Ulysses: Episode 1 (Telemachus)

Characters to Remember:

Stephen Dedalus (moody, intellectual protagonist) - young writer / philosopher / teacher burdened by guilt, grief (loss of his mother), and artistic ambition.

Buck Mulligan (loud, witty?, flamboyant) - med student, Stephen's roomie (ahem freeloader)

Haines (staying with these 2) - annoying imperialist friend who wants to ""understand your culture""; had a gun-related hallucination the night before and freaked out S.D. (is this important??)

The ... Milk Woman? - I guess she's supposed to be representative of... tradition and the working poor, but I don't have a good grasp on that interaction.
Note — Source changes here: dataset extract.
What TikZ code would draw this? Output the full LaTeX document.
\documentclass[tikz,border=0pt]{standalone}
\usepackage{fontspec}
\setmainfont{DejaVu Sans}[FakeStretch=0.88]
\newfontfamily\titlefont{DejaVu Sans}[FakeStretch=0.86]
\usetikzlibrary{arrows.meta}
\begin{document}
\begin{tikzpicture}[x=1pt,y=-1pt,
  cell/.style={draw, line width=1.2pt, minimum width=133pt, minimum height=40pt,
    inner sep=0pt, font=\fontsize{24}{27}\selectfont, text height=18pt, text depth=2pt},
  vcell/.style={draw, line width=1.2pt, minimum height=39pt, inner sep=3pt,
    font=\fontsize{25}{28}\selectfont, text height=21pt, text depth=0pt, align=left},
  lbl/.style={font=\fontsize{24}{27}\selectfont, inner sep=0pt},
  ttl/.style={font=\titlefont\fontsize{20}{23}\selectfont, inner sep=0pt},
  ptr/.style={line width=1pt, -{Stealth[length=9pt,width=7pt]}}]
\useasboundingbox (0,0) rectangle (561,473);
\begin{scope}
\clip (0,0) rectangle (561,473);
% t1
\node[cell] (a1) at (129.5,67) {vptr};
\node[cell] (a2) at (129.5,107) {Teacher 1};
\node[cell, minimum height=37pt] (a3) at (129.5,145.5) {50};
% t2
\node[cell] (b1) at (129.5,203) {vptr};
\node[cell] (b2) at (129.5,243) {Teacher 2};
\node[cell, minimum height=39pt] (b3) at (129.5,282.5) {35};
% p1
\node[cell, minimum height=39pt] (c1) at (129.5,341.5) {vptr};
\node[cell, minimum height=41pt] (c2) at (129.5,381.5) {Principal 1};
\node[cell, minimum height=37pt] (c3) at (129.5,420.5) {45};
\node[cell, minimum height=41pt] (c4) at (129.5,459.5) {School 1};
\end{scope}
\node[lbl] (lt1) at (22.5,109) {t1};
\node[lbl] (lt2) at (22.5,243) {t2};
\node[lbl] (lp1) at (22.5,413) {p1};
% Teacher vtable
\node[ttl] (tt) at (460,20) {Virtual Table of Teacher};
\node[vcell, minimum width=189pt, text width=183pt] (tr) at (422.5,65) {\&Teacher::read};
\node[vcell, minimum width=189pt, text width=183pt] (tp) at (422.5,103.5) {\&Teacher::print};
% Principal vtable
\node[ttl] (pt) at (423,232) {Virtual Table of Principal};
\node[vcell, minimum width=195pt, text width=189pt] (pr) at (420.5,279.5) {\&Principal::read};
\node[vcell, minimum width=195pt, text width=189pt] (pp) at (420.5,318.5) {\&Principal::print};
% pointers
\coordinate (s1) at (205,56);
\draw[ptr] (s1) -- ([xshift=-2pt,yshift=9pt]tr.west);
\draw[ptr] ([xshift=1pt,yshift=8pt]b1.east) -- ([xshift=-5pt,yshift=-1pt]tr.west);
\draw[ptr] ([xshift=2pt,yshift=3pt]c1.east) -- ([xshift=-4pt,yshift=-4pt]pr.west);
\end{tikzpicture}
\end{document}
Maybe I'm not smart enough for that one.

What's Going On:

Honestly, I have no idea - we've got a mock mass... a brooding, resentful protagonist... and a walk to the sea, ending with Broody McBroodington refusing to go home..."


The Odyssey: Book 1

✔️ Zeus delivering the first spicy call-out: "Perverse mankind! whose wills, created free, Charge all their woes on absolute degree; All to the dooming gods their guilt translate, And follies are miscall'd the crimes of fate." -or- Humans blame the gods for everything, but they bring disaster on themselves.
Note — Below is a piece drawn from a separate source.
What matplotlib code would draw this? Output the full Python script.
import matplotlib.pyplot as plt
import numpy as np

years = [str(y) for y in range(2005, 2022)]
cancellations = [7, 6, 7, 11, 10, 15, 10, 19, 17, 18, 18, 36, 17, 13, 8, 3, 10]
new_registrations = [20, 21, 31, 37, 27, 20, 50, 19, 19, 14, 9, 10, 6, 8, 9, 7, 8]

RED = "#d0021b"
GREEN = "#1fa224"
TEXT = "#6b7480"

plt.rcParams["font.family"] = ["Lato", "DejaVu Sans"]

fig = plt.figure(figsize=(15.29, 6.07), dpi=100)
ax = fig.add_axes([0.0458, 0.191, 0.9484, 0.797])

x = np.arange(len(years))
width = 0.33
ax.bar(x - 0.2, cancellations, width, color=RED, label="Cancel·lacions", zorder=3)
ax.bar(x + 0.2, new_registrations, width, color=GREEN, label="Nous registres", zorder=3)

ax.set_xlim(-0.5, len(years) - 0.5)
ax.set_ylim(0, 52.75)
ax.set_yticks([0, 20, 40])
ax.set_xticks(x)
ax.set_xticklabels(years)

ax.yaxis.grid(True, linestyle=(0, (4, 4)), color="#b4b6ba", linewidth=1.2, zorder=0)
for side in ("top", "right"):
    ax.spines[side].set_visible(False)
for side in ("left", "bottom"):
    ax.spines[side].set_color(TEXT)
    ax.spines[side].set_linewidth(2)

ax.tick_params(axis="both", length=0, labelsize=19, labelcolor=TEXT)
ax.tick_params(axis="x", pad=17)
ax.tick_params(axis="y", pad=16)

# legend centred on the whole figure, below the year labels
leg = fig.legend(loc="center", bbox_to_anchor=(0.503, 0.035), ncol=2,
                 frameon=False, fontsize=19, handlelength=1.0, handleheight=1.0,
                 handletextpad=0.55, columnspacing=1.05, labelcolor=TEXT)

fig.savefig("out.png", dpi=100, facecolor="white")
Why is this giving me Shakespeare / Romeo & Juliet vibes? Is it just the prose? Am I crazy? Is it the gummy worms I'm eating?
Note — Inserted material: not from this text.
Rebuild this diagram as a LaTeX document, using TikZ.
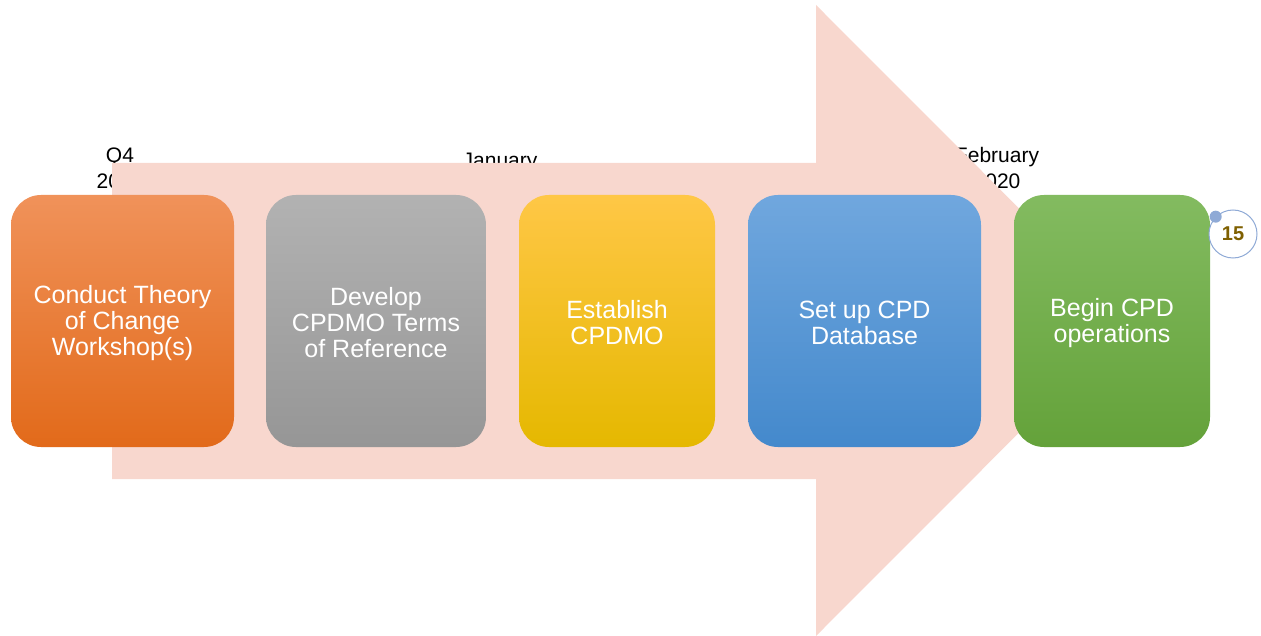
\documentclass[tikz,border=0pt]{standalone}
\usepackage{fontspec}
\setmainfont{Liberation Sans}
\begin{document}
\begin{tikzpicture}[x=1pt,y=-1pt,
  stepbox/.style={rectangle, rounded corners=30pt, minimum height=252pt, inner sep=0pt},
  steptext/.style={text=white, align=center, font=\fontsize{25}{26}\selectfont, inner sep=0pt},
  datelbl/.style={align=center, font=\fontsize{21}{26}\selectfont, text=black},
]
\useasboundingbox (0,0) rectangle (1261,636);
\definecolor{arrowfill}{HTML}{F8D7CE}
\definecolor{ringcol}{HTML}{8FAAD6}
\definecolor{numcol}{HTML}{7F6000}
% date labels (partly hidden by arrow)
\node[datelbl] (d1) at (120,168) {Q4\\2019};
\node[datelbl] (d2) at (500,173) {January\\2020};
\node[datelbl] (d3) at (997,168) {February\\2020};
% big arrow
\fill[arrowfill] (112,163) -- (816,163) -- (816,5) -- (1131,320.5) -- (816,636) -- (816,479) -- (112,479) -- cycle;
% boxes
\node[stepbox, minimum width=223pt, top color={rgb,255:red,240;green,146;blue,90}, bottom color={rgb,255:red,226;green,106;blue,26}] (b1) at (122.5,321) {};
\node[stepbox, minimum width=220pt, top color={rgb,255:red,178;green,178;blue,178}, bottom color={rgb,255:red,150;green,150;blue,150}] (b2) at (376,321) {};
\node[stepbox, minimum width=196pt, top color={rgb,255:red,255;green,199;blue,70}, bottom color={rgb,255:red,229;green,184;blue,0}] (b3) at (617,321) {};
\node[stepbox, minimum width=233pt, top color={rgb,255:red,112;green,167;blue,222}, bottom color={rgb,255:red,68;green,137;blue,204}] (b4) at (864.5,321) {};
\node[stepbox, minimum width=196pt, top color={rgb,255:red,131;green,187;blue,96}, bottom color={rgb,255:red,100;green,162;blue,58}] (b5) at (1112,321) {};
\node[steptext] (t1) at ([yshift=-2pt]b1.center) {Conduct Theory\\of Change\\Workshop(s)};
\node[steptext] (t2) at ([yshift=-2pt]b2.center) {Develop\\CPDMO Terms\\of Reference};
\node[steptext] (t3) at ([yshift=-2pt]b3.center) {Establish\\CPDMO};
\node[steptext] (t4) at ([yshift=-2pt]b4.center) {Set up CPD\\Database};
\node[steptext] (t5) at ([yshift=-2pt]b5.center) {Begin CPD\\operations};
% page number badge
\node[circle, draw=ringcol, line width=1pt, fill=white, minimum size=48pt, inner sep=0pt,
  text=numcol, font=\bfseries\fontsize{20}{22}\selectfont] (pg) at (1233,234) {15};
\fill[ringcol] (pg.135) circle (6pt);
\end{tikzpicture}
\end{document}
⏪ Ok, so a recap, in short, the depressed telephone guy is looking for his dad, and there's a party, and they say yeah dude - go forth and look. - in long, Odysseus is MIA, and Athena goes to Zeus and is like, Are we gonna let this dude go home, or what? and Zeus is like... Humans are idiots (see quote above). I guess that's a no? So Athena disguises herself as Mentes and visits Telemachus, the depressed son, and he's living with a bunch of bros who eat is food and hit on his mom (Penelope). Athena says, man up, bitch, kick these mother fuckers out and go find your dad. Tele says, I mean, yeah, ok.... "

The Odyssey: Book 2

So, not a ton to say about this part, pretty self-explanatory - Telemachus is off to find his father, with the help of Athena's meddling.